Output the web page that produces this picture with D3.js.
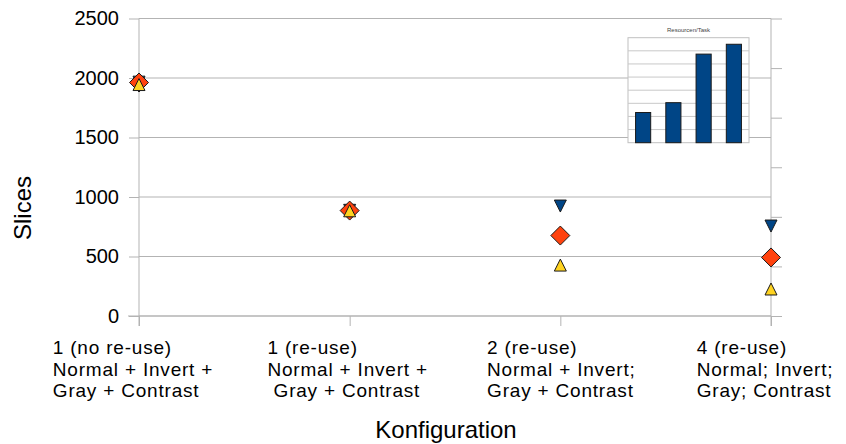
<!DOCTYPE html>
<html><head><meta charset="utf-8">
<script src="https://cdn.jsdelivr.net/npm/d3@7"></script>
<style>
body{margin:0;background:#fff;}
svg{display:block;font-family:"Liberation Sans",Arial,sans-serif;}
text{white-space:pre;}
</style></head>
<body><svg id="c" width="846" height="444"></svg>
<script>
const categories = ["c1","c2","c3","c4"];
const categoryLabels = [
  ["1 (no re-use)","Normal + Invert +","Gray + Contrast"],
  ["1 (re-use)","Normal + Invert +"," Gray + Contrast"],
  ["2 (re-use)","Normal + Invert;","Gray + Contrast"],
  ["4 (re-use)","Normal; Invert;","Gray; Contrast"]
];
const seriesMax  = [1965, 888, 924, 756];   // blue, down triangle
const seriesMean = [1962, 886, 676, 492];   // orange, diamond
const seriesMin  = [1945, 884, 428, 227];   // yellow, up triangle
const yTicks = [0,500,1000,1500,2000,2500];
const insetValues = [2.3, 3.05, 6.75, 7.5];
const insetTitle = "Resourcen/Task";

const svg = d3.select("#c");
const L=139, R=771, T=18.5, B=316;
const x = d3.scalePoint().domain(categories).range([L,R]).padding(0);
const y = d3.scaleLinear().domain([0,2500]).range([B,T]);
const grid="#b3b3b3";

// horizontal gridlines
svg.append("g").selectAll("line").data(yTicks).join("line")
  .attr("x1",L).attr("x2",R).attr("y1",d=>y(d)).attr("y2",d=>y(d))
  .attr("stroke",grid).attr("stroke-width",1);

// right secondary axis (no labels)
const y2 = d3.scaleLinear().domain([0,6]).range([B,T]);
const ra = svg.append("g").attr("transform",`translate(${R},0)`)
  .call(d3.axisRight(y2).ticks(6).tickSize(11).tickFormat(""));
ra.select(".domain").attr("stroke",grid).attr("stroke-width",1).attr("d",`M0,${T}V${B+10}`);
ra.selectAll(".tick line").attr("stroke",grid).attr("stroke-width",1);

// y axis
const ya = svg.append("g").attr("transform",`translate(${L},0)`)
  .call(d3.axisLeft(y).tickValues(yTicks).tickFormat(d3.format("d")).tickSize(10).tickPadding(10));
ya.select(".domain").attr("stroke",grid).attr("stroke-width",1).attr("d",`M0,${T}V${B+10}`);
ya.selectAll(".tick line").attr("stroke",grid).attr("stroke-width",1);
ya.selectAll(".tick text").attr("font-size",20).attr("fill","#000")
  .attr("font-family","'Liberation Sans',Arial,sans-serif");

// x axis
const xa = svg.append("g").attr("transform",`translate(0,${B})`)
  .call(d3.axisBottom(x).tickSize(10).tickFormat(""));
xa.select(".domain").attr("stroke",grid).attr("stroke-width",1).attr("d",`M${L-11},0H${R}`);
xa.selectAll(".tick line").attr("stroke",grid).attr("stroke-width",1);

// x labels (one text element per category, lines as tspans)
const shifts=[-6,-2,1,-6];
categories.forEach((c,i)=>{
  const t = svg.append("text").attr("font-size",19).attr("letter-spacing",0.8)
     .attr("y",354).attr("fill","#000");
  const spans = categoryLabels[i].map((s,j)=>t.append("tspan").text(s)
     .attr("dy", j===0 ? 0 : 21.5));
  const w = d3.max(spans,s=>s.node().getComputedTextLength());
  const left = x(c) - w/2 + shifts[i];
  spans.forEach(s=>s.attr("x",left));
});

// axis titles
svg.append("text").text("Konfiguration").attr("x",446).attr("y",438)
  .attr("text-anchor","middle").attr("font-size",24);
svg.append("text").text("Slices").attr("transform","translate(31,208) rotate(-90)")
  .attr("text-anchor","middle").attr("font-size",24);

// inset chart
const iL=628, iR=749, iT=37.7, iB=142.7;
const inset = svg.append("g");
inset.append("rect").attr("x",iL).attr("y",iT).attr("width",iR-iL).attr("height",iB-iT)
  .attr("fill","#fff").attr("stroke","#c0c0c0").attr("stroke-width",1);
const iy = d3.scaleLinear().domain([0,8]).range([iB,iT]);
const ix = d3.scaleBand().domain(d3.range(insetValues.length)).range([iL,iR]).paddingInner(0.5).paddingOuter(0.25);
inset.append("g").selectAll("line").data(d3.range(1,8)).join("line")
  .attr("x1",iL).attr("x2",iR).attr("y1",d=>iy(d)).attr("y2",d=>iy(d))
  .attr("stroke","#c8c8c8").attr("stroke-width",1);
inset.append("g").selectAll("rect").data(insetValues).join("rect")
  .attr("x",(d,i)=>ix(i)).attr("width",ix.bandwidth())
  .attr("y",d=>iy(d)).attr("height",d=>iB-iy(d))
  .attr("fill","#004586").attr("stroke","#1a1a1a").attr("stroke-width",1);
inset.append("text").text(insetTitle).attr("x",(iL+iR)/2).attr("y",32)
  .attr("text-anchor","middle").attr("font-size",6).attr("fill","#444");

// markers
const tri=6, dia=9.5;
const downTri = (cx,cy)=>`M${cx-tri},${cy-tri}L${cx+tri},${cy-tri}L${cx},${cy+tri}Z`;
const upTri = (cx,cy)=>`M${cx},${cy-tri}L${cx+tri},${cy+tri}L${cx-tri},${cy+tri}Z`;
const diamond = (cx,cy)=>`M${cx},${cy-dia}L${cx+dia},${cy}L${cx},${cy+dia}L${cx-dia},${cy}Z`;
const series = [
  {vals:seriesMax, shape:downTri, color:"#004586"},
  {vals:seriesMean, shape:diamond, color:"#ff420e"},
  {vals:seriesMin, shape:upTri, color:"#ffd320"}
];
series.forEach(s=>{
  svg.append("g").selectAll("path").data(s.vals).join("path")
    .attr("d",(d,i)=>s.shape(x(categories[i]),y(d)))
    .attr("fill",s.color).attr("stroke","#1a1a1a").attr("stroke-width",1);
});
</script></body></html>
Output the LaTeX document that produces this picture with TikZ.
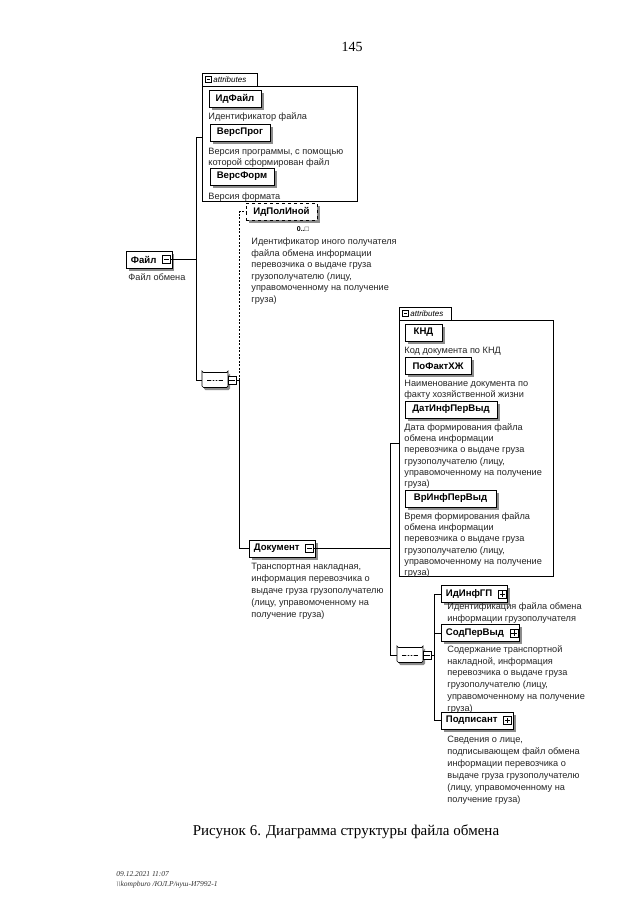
\documentclass[tikz,border=0pt]{standalone}
\usepackage{fontspec}
\setmainfont{Liberation Sans}
\newfontfamily\seriffont{Liberation Serif}
\usetikzlibrary{shapes.misc,shadows}
\begin{document}
\begin{tikzpicture}[x=1pt,y=-1pt,line width=0.8pt,
  elem/.style={draw, line width=0.7pt, fill=white, font=\bfseries\fontsize{9.6}{11}\selectfont,
    inner sep=0pt, minimum height=17pt,
    drop shadow={shadow xshift=2.5pt, shadow yshift=-2.5pt, fill=black!45, opacity=1}},
  elemx/.style={elem, anchor=west, inner xsep=4.5pt},
  optelem/.style={elem, dashed},
  desc/.style={anchor=north west, align=left, inner sep=0pt, font=\fontsize{9.2}{11.6}\selectfont, text=black!85},
  xbox/.style={draw, fill=white, minimum size=8pt, inner sep=0pt, line width=0.5pt},
  minusx/.style={xbox, path picture={\draw[line width=0.5pt] ([xshift=1.4pt]path picture bounding box.west) -- ([xshift=-1.4pt]path picture bounding box.east);}},
  plusx/.style={xbox, path picture={\draw[line width=0.5pt] ([xshift=1.4pt]path picture bounding box.west) -- ([xshift=-1.4pt]path picture bounding box.east);
      \draw[line width=0.5pt] ([yshift=-1.4pt]path picture bounding box.north) -- ([yshift=1.4pt]path picture bounding box.south);}},
  attrbox/.style={draw, line width=0.8pt, fill=white, inner sep=0pt},
  attrtab/.style={draw, line width=0.8pt, fill=white, inner sep=0pt, minimum height=13pt, anchor=north west,
    font=\itshape\fontsize{8}{9}\selectfont, align=left, text width=#1},
  seqnode/.style={chamfered rectangle, chamfered rectangle xsep=4pt, draw, fill=white, line width=0.7pt,
    minimum width=26pt, minimum height=15pt, inner sep=0pt, rounded corners=1.5pt,
    drop shadow={shadow xshift=2pt, shadow yshift=-2.5pt, fill=black!45, opacity=1},
    path picture={\draw[line width=0.6pt] ([xshift=-8pt]path picture bounding box.center) -- ([xshift=8pt]path picture bounding box.center);
      \foreach \d in {-3,0,3} \fill ([xshift=\d pt]path picture bounding box.center) circle (1.2pt);}},
  conn/.style={line width=0.8pt},
  optconn/.style={line width=0.8pt, dashed, dash pattern=on 2pt off 1.5pt}
]
\useasboundingbox (0,0) rectangle (640,905);
\fill[white] (0,0) rectangle (640,905);

% page number
\node[font=\seriffont\fontsize{14}{16}\selectfont] (pg) at (352,47) {145};

% ---------- attributes of Файл ----------
\node[attrbox, minimum width=155pt, minimum height=115pt] (at1) at (279.5,143.5) {};
\node[attrtab=55pt] (at1tab) at (202,73) {\hspace*{11pt}attributes};
\node[minusx, minimum size=6pt] (at1x) at (208.5,79.5) {};

\node[elem, minimum width=52pt] (idf) at (235,98.5) {ИдФайл};
\node[desc] (idfd) at (208,110.9) {\strut Идентификатор файла};
\node[elem, minimum width=60pt] (vp) at (240,132.5) {ВерсПрог};
\node[desc, font=\fontsize{9.2}{11}\selectfont] (vpd) at (208,146.3) {\strut Версия программы, с помощью\\которой сформирован файл};
\node[elem, minimum width=64pt] (vf) at (242,176.5) {ВерсФорм};
\node[desc] (vfd) at (208,190.9) {\strut Версия формата};

% ---------- Файл ----------
\node[elemx] (file) at (126,259.5) {Файл\kern11pt};
\node[minusx, anchor=east] (filex) at ([xshift=-1.5pt]file.east) {};
\node[desc] (filed) at (128,271.9) {\strut Файл обмена};

% ---------- ИдПолИной ----------
\node[optelem, minimum width=71pt] (idpi) at (281.5,211.5) {ИдПолИной};
\node[inner sep=0pt, anchor=base, font=\bfseries\fontsize{7}{8}\selectfont] (idpim) at (303,231) {0..□};
\node[desc] (idpid) at (251,235.9) {\strut Идентификатор иного получателя\\файла обмена информации\\перевозчика о выдаче груза\\грузополучателю (лицу,\\управомоченному на получение\\груза)};

% ---------- sequence 1 ----------
\node[seqnode] (seq1) at (215,380) {};
\node[minusx, minimum size=8pt] (seq1x) at (232,380) {};

% ---------- Документ ----------
\node[elemx] (doc) at (249,548.5) {Документ\kern11pt};
\node[minusx, anchor=east] (docx) at ([xshift=-1.5pt]doc.east) {};
\node[desc, font=\fontsize{9.2}{12}\selectfont] (docd) at (251,560.6) {\strut Транспортная накладная,\\информация перевозчика о\\выдаче груза грузополучателю\\(лицу, управомоченному на\\получение груза)};

% ---------- attributes of Документ ----------
\node[attrbox, minimum width=154pt, minimum height=256pt] (at2) at (476,448) {};
\node[attrtab=52pt] (at2tab) at (399,307) {\hspace*{11pt}attributes};
\node[minusx, minimum size=6pt] (at2x) at (405.5,313.5) {};

\node[elem, minimum width=37pt] (knd) at (423.5,332.5) {КНД};
\node[desc] (kndd) at (404,344.9) {\strut Код документа по КНД};
\node[elem, minimum width=66pt] (pfh) at (438,366) {ПоФактХЖ};
\node[desc, font=\fontsize{9.2}{11}\selectfont] (pfhd) at (404,378.3) {\strut Наименование документа по\\факту хозяйственной жизни};
\node[elem, minimum width=92pt] (dat) at (451,409.5) {ДатИнфПерВыд};
\node[desc, font=\fontsize{9.2}{11.2}\selectfont] (datd) at (404,422.2) {\strut Дата формирования файла\\обмена информации\\перевозчика о выдаче груза\\грузополучателю (лицу,\\управомоченному на получение\\груза)};
\node[elem, minimum width=91pt] (vr) at (450.5,498.5) {ВрИнфПерВыд};
\node[desc, font=\fontsize{9.2}{11.2}\selectfont] (vrd) at (404,511.2) {\strut Время формирования файла\\обмена информации\\перевозчика о выдаче груза\\грузополучателю (лицу,\\управомоченному на получение\\груза)};

% ---------- sequence 2 ----------
\node[seqnode] (seq2) at (410,655) {};
\node[minusx, minimum size=8pt] (seq2x) at (427,655) {};

% ---------- children of Документ ----------
\node[elemx] (iig) at (441,594) {ИдИнфГП\kern11pt};
\node[plusx, anchor=east] (iigx) at ([xshift=-1.5pt]iig.east) {};
\node[desc] (iigd) at (447,601.4) {\strut Идентификация файла обмена\\информации грузополучателя};
\node[elemx] (spv) at (441,633) {СодПерВыд\kern11pt};
\node[plusx, anchor=east] (spvx) at ([xshift=-1.5pt]spv.east) {};
\node[desc, font=\fontsize{9.2}{11.8}\selectfont] (spvd) at (447,643.7) {\strut Содержание транспортной\\накладной, информация\\перевозчика о выдаче груза\\грузополучателю (лицу,\\управомоченному на получение\\груза)};
\node[elemx] (pod) at (441,720.5) {Подписант\kern11pt};
\node[plusx, anchor=east] (podx) at ([xshift=-1.5pt]pod.east) {};
\node[desc, font=\fontsize{9.2}{12}\selectfont] (podd) at (447,733.6) {\strut Сведения о лице,\\подписывающем файл обмена\\информации перевозчика о\\выдаче груза грузополучателю\\(лицу, управомоченному на\\получение груза)};

% ---------- junction coordinates ----------
\coordinate (j1t) at (196,137);
\coordinate (j1m) at (196,259.5);
\coordinate (j1b) at (196,380);
\coordinate (j2t) at (239,211.5);
\coordinate (j2m) at (239,380);
\coordinate (j2b) at (239,548.5);
\coordinate (j3t) at (390,443);
\coordinate (j3m) at (390,548.5);
\coordinate (j3b) at (390,655);
\coordinate (j4t) at (434,594);
\coordinate (j4m) at (434,633);
\coordinate (j4n) at (434,655);
\coordinate (j4b) at (434,720.5);

% ---------- connectors ----------
\draw[conn] (filex.east) -- (j1m);
\draw[conn] (at1.west |- j1t) -- (j1t) -- (j1b) -- (seq1.west);
\draw[conn] (seq1x.east) -- (j2m);
\draw[optconn] (j2m) -- (j2t) -- (idpi.west);
\draw[conn] (j2m) -- (j2b) -- (doc.west);
\draw[conn] (docx.east) -- (j3m);
\draw[conn] (at2.west |- j3t) -- (j3t) -- (j3b) -- (seq2.west);
\draw[conn] (seq2x.east) -- (j4n);
\draw[conn] (iig.west) -- (j4t) -- (j4b) -- (pod.west);
\draw[conn] (j4m) -- (spv.west);

% ---------- caption and footer ----------
\node[font=\seriffont\fontsize{15}{17}\selectfont, anchor=base] (cap) at (346,835) {Рисунок 6. Диаграмма структуры файла обмена};
\node[font=\seriffont\itshape\fontsize{7.5}{10.5}\selectfont, anchor=north west, align=left, inner sep=0pt, text=black!80] (foot) at (116,868.6) {\strut 09.12.2021 11:07\\\textbackslash\textbackslash kompburo /ЮЛ.Р/нуш-И7992-1};
\end{tikzpicture}
\end{document}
+-------+
WHAT TO WORK ON |
Gather each line in the data that holds the string "with".

RESULT OF THIS TASK |
Output the web page that produces this picture with D3.js.
Output the LaTeX document that produces this picture with TikZ.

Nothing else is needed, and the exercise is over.